At the time, Reiner was co-chairwoman of a county panel formed to examine county wages compared to similarly sized counties elsewhere in the state.
County leaders ultimately refused to release that study to the public, prompting Reiner a year later to resign from the panel. The study, which cost the county $33,595, was intended to review all employees' salaries and compare them with current market conditions.
Earlier this year, Reiner decided to launch her own pay study, comparing clerk workers in Mesa County with similarly sized counties.
That report, completed last month, showed that most of her workers were being paid 15 to 39 percent less than three other similarly sized counties, adding that the clerk's office also had the second-highest turnover rate compared to those counties.
In a joint written statement to the Sentinel, the three commissioners said Whidden deserved his 37 percent pay increase because he was underpaid and is doing the job of three people: as county administrator, human resources director and information technology director.

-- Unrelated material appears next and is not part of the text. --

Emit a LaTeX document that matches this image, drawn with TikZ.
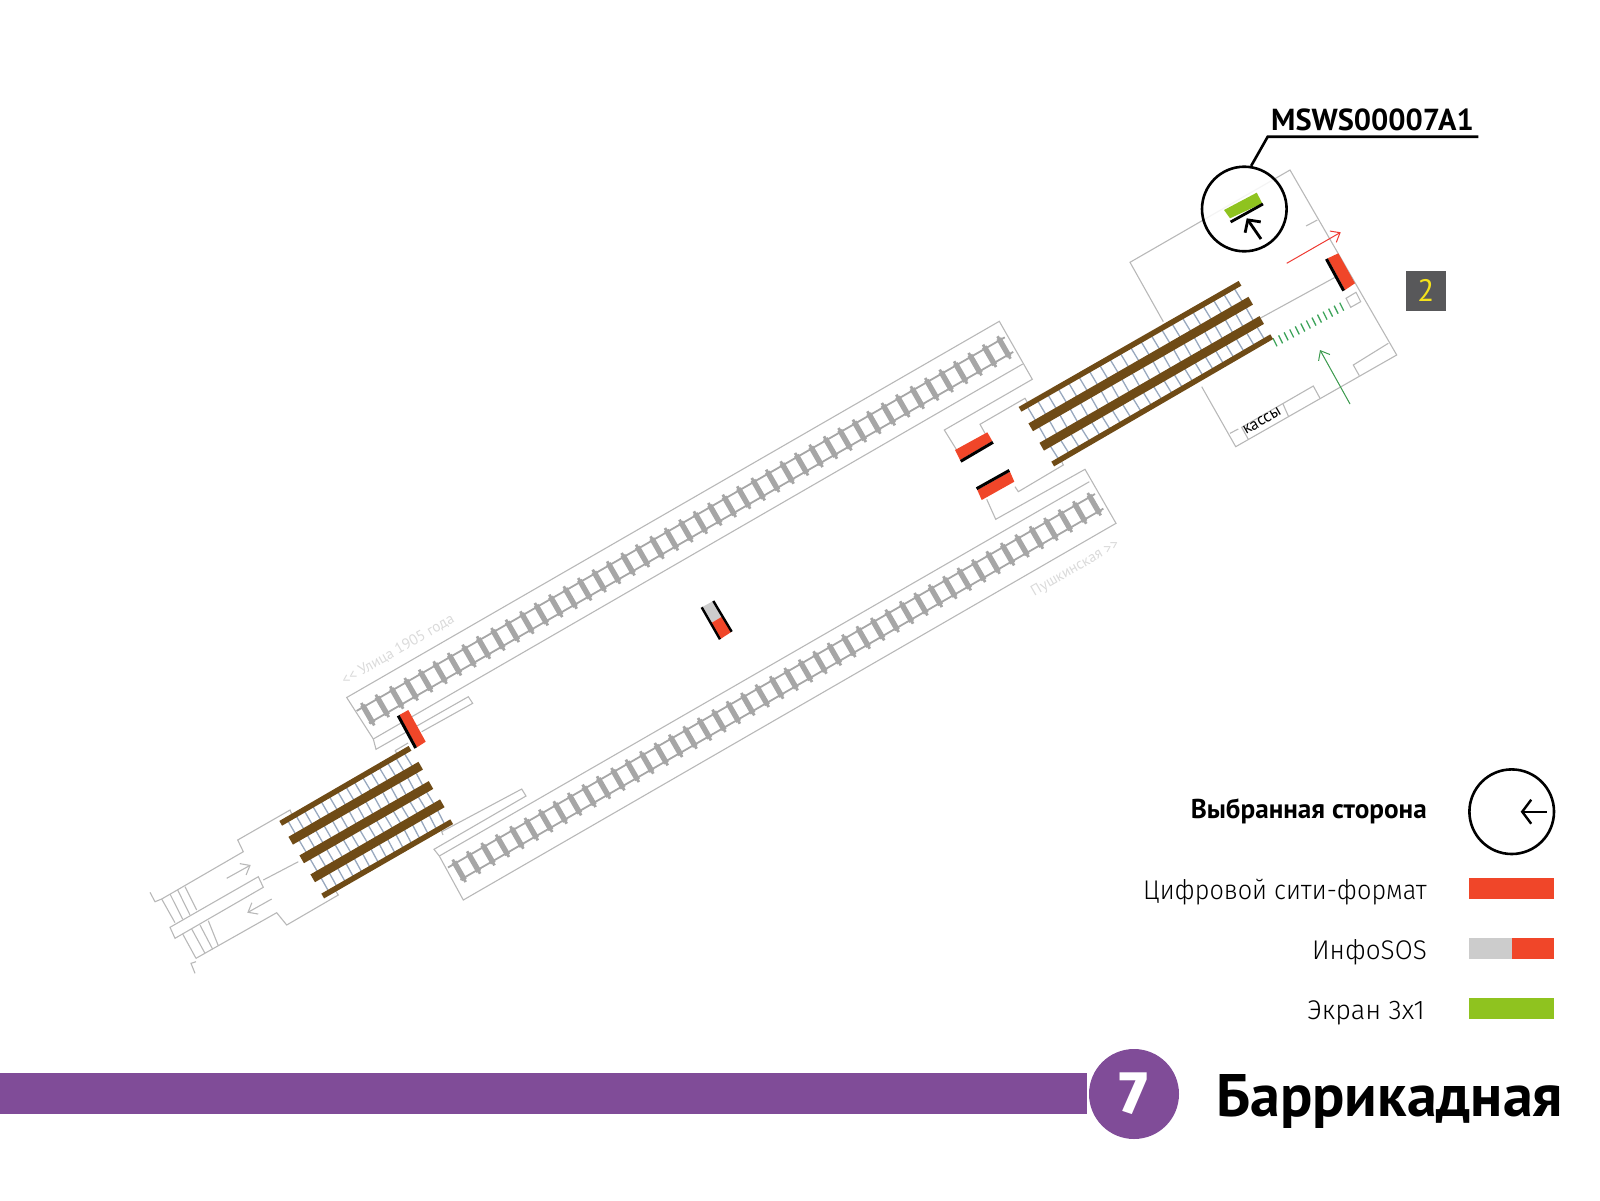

He also does not have a deputy director, like some counties do, Commissioner Justman said in writing on behalf of all three commissioners.
"We felt it was only fair to increase his compensation accordingly," wrote Justman, who is chairman of the commission. "Were he to leave, we would likely have to hire four people to replace him. I think Mesa County is getting a bargain."
On Coleman's salary increase, the commissioners said he hadn't received a pay increase for three years and was being paid below his counterparts in the state's 11 largest counties.
Justman said both men's salaries were based on two salary comparisons — one for county administrators and the other for county attorneys — with other Colorado counties. But the two graphs supplied by Justman showing those comparisons don't cite a source for who did the comparisons.
All of this has left some observers of the way the county conducts its business up in arms.
Dennis Simpson, a retired Grand Junction accountant who has been a thorn in the side of the commissioners over such issues, said the issue of employee compensation has been made worse because the county isn't transparent enough in the way it does its business.
"On Dec. 4, 2017, the commissioners adopted the 2018 budget, which called for no salary increases," Simpson said in an email. "The large salary increases to Whidden et al went into effect Jan. 1, 2018, less than a month after the budget was adopted. The decision to give these raises was not made in a public meeting as required by law. Ironically, executive sessions to evaluate Whidden et al were held on the same day that the 2018 budget was adopted. Obviously, that is where the salary increase decisions were made."